- What you have to do:
In the lines below, output everything from the first line through the line containing "plt.rcParams['font.family'] = ['Lato', 'DejaVu" exactly as it is. Pictures are not part of the output.

Start of Data

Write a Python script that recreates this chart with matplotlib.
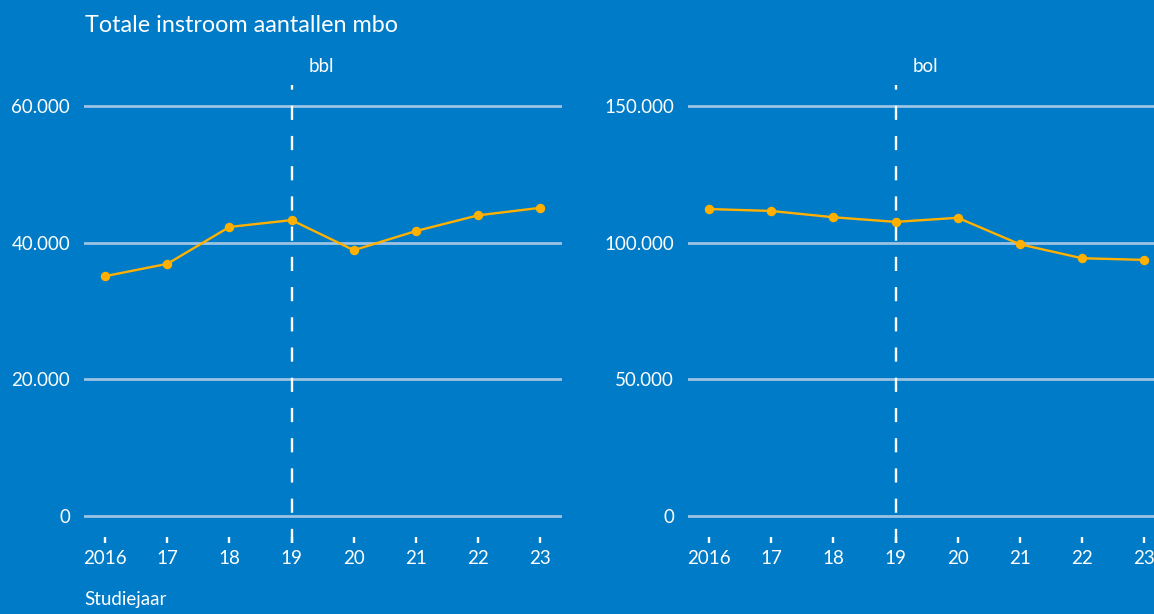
import numpy as np
import matplotlib.pyplot as plt

plt.rcParams['font.family'] = ['Lato', 'DejaVu Sans']

years = ['2016', '17', '18', '19', '20', '21', '22', '23']
bbl = [35100, 36900, 42300, 43300, 38900, 41700, 44000, 45100]
bol = [112300, 111600, 109300, 107600, 109100, 99400, 94300, 93700]
panels = ['bbl', 'bol']
yticks_bbl = [0, 20000, 40000, 60000]
yticks_bol = [0, 50000, 100000, 150000]

bg = '#007bc7'
grid_col = '#9cc3e3'
line_col = '#ffb000'
W, H = 1154, 614

fig = plt.figure(figsize=(W / 100, H / 100), dpi=100, facecolor=bg)

def fmt(v):
    return f"{v:,}".replace(',', '.')

def panel(left_px, values, ticks, label):
    # axes spans from y=85 px (top) to 543 px (bottom)
    ax = fig.add_axes([left_px / W, 1 - 543 / H, 478 / W, (543 - 85) / H])
    ax.set_facecolor(bg)
    top = ticks[-1]
    per_px = top / 410
    ax.set_ylim(-27 * per_px, top + 21 * per_px)
    x = np.arange(len(years))
    ax.set_xlim(-0.34, len(years) - 1 + 0.35)
    for t in ticks:
        ax.axhline(t, color=grid_col, lw=2.0, zorder=1)
    ax.axvline(3, color='white', lw=1.7, linestyle=(0, (6.0, 6.8)), zorder=2)
    ax.plot(x, values, color=line_col, lw=1.7, marker='o', ms=5.8, zorder=3)
    ax.set_yticks(ticks)
    ax.set_yticklabels([fmt(t) for t in ticks])
    ax.set_xticks(x)
    ax.set_xticklabels(years)
    ax.tick_params(axis='y', length=0, pad=10, labelsize=13.5, colors='white')
    ax.tick_params(axis='x', direction='in', length=4.5, width=1.7, pad=5,
                   labelsize=13.5, colors='white')
    for s in ax.spines.values():
        s.set_visible(False)
    ax.annotate(label, xy=(3, top + 21 * per_px), xytext=(12, 13),
                textcoords='offset points', color='white', fontsize=13.5,
                va='center', ha='left', annotation_clip=False)
    return ax

panel(84, bbl, yticks_bbl, panels[0])
panel(688, bol, yticks_bol, panels[1])

fig.text(85 / W, 1 - 25 / H, 'Totale instroom aantallen mbo', color='white',
         fontsize=16.8, va='center', ha='left')
fig.text(84 / W, 1 - 600 / H, 'Studiejaar', color='white', fontsize=13.5,
         va='center', ha='left')

fig.savefig('out.png', dpi=100, facecolor=bg)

End of Data

- Output:
Write a Python script that recreates this chart with matplotlib.
import numpy as np
import matplotlib.pyplot as plt

plt.rcParams['font.family'] = ['Lato', 'DejaVu Sans']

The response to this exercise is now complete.